34 of 37 people found the following review helpful:
5.0 out of 5 stars
Making the complex simple, so your playing can be as complex as you want.,
By
This review is from: Harmonic Foundation for Jazz and Popular Music (Spiral-bound)
Jimmy Amadie is one of the most brilliant people living. He is in that little group of people who figured out that you could communicate by talking, that clothing keeps you warm, and that the explosion of igniting gasoline can be controlled and used to propel automobiles. He is a Ray Kurzweil of music theory education. When Amadie came to music education he found insane chord notations, and statements showing little understanding, like "you can play a C chord over a D minor chord", and jazz education that produced dead comping, repeating the same voicings over and over and over. After much thought and 20 years of honing his educational strategy, Amadie came up with a blindingly simple conception of harmony and chord voicings, and then went on to develop an amazingly effective method of conveying the conception so that players were infinitely inventive and comping becomes as creative as a lead solo.
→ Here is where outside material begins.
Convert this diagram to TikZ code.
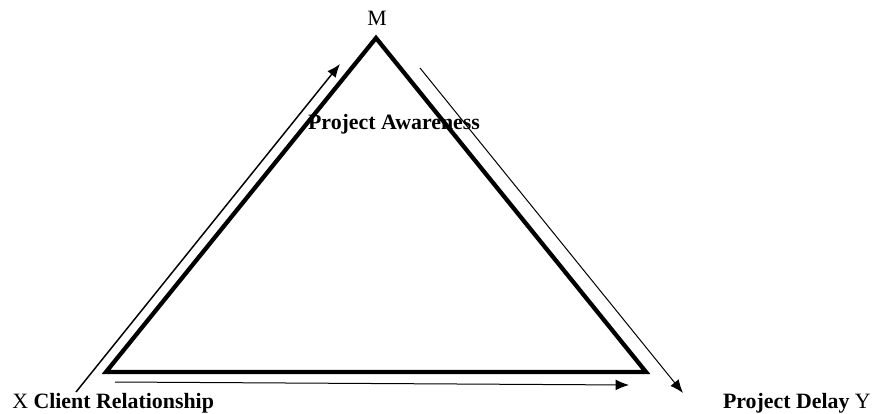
\documentclass[tikz,border=0pt]{standalone}
\usepackage{fontspec}
\setmainfont{Liberation Serif}
\usetikzlibrary{arrows.meta}
\begin{document}
\begin{tikzpicture}[x=0.75pt,y=-0.75pt,
  lbl/.style={inner sep=0pt,font=\fontsize{16.4}{19}\selectfont},
  tri/.style={line width=3.2pt,line join=miter},
  flow/.style={line width=1.1pt,-{Latex[length=10pt,width=8pt]}},
  thinflow/.style={line width=0.75pt,-{Latex[length=10pt,width=8pt]}}]
\useasboundingbox (0,0) rectangle (878,414);
\coordinate (A) at (376,38);
\coordinate (B) at (106,372);
\coordinate (C) at (646,372);
\draw[tri] (A) -- (B) -- (C) -- cycle;
\node[lbl] (m) at (377,18) {M};
\node[lbl] (pa) at (394,124) {\textbf{Project Awareness}};
\node[lbl,anchor=west] (x) at (12,403) {X \textbf{Client Relationship}};
\node[lbl,anchor=east] (y) at (871,403) {\textbf{Project Delay} Y};
\coordinate (l1) at (76,392);
\coordinate (l2) at (340,64);
\coordinate (r1) at (420,68);
\coordinate (r2) at (683,393);
\coordinate (b1) at (115,382);
\coordinate (b2) at (629,385);
\draw[flow] (l1) -- (l2);
\draw[thinflow] (r1) -- (r2);
\draw[thinflow] (b1) -- (b2);
\end{tikzpicture}
\end{document}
Here are some of the core concepts: There are only four chords: major, minor, minor 7th, and 7th (dominant). All chords that you might create turn out to be harmonically in one group or another. If you want, you can freak out about your favorite notation, but often you're not freaking about the notes, the harmony, or the voicing. Often, you're just stuck in what you call the chord. Every voicing can be acheived with two notes in the left hand and three in the right. This system makes Amadie's approach work extremely well for players of other instruments who want to explore harmony on the piano or would like to be able to provide a little support on the piano. This is not a system that depends on piano chops. All the wild and weird notes that you can add are . . . wait for the suspense . . . embellishments. That's it. Nothing fancier and nothing less. As you work with the book, expect it to take you about a year or two. You can sit down and read all the words in a day, but you won't have followed Amadie's assignments and you won't have integrated the harmony and voicings into your playing. And, if you read it all in one day, the book may not make a lot of sense. You probably won't get it. You have to work your way through it. Along the way, you will find that your ear has changed. You will hear 6ths, 7ths, diminished 9ths, and so on. And you will find your improvising changes. This is not a book about improvising, but it necessarily changes what each note of a chord's mode means to you, and that will give you more power to create what you're aiming for in your solos. Every system produces a type of sound. Some systems, like Baroque and surfer, are very limitting, and everyone following the system sounds a lot alike. Once you have mastered Amadie's system, you may alter it to create a sound that is outside what Amadie sets the foundation for. But even if you stay inside his system, you can cover a range of music from Swing, through Bebop, Cool, Smooth, Modal, Fusion, to Free. Trad (Dixieland) requires that you hold back on the embellishments more than Amadie recommends, as does most of the pop tradition, including Rock and Roll. I studied this book in 1981. 25 years later, I am still overwhelmingly grateful to Mr. Amadie for the gift he provided by discovering this conception of harmony and this way to master the concept.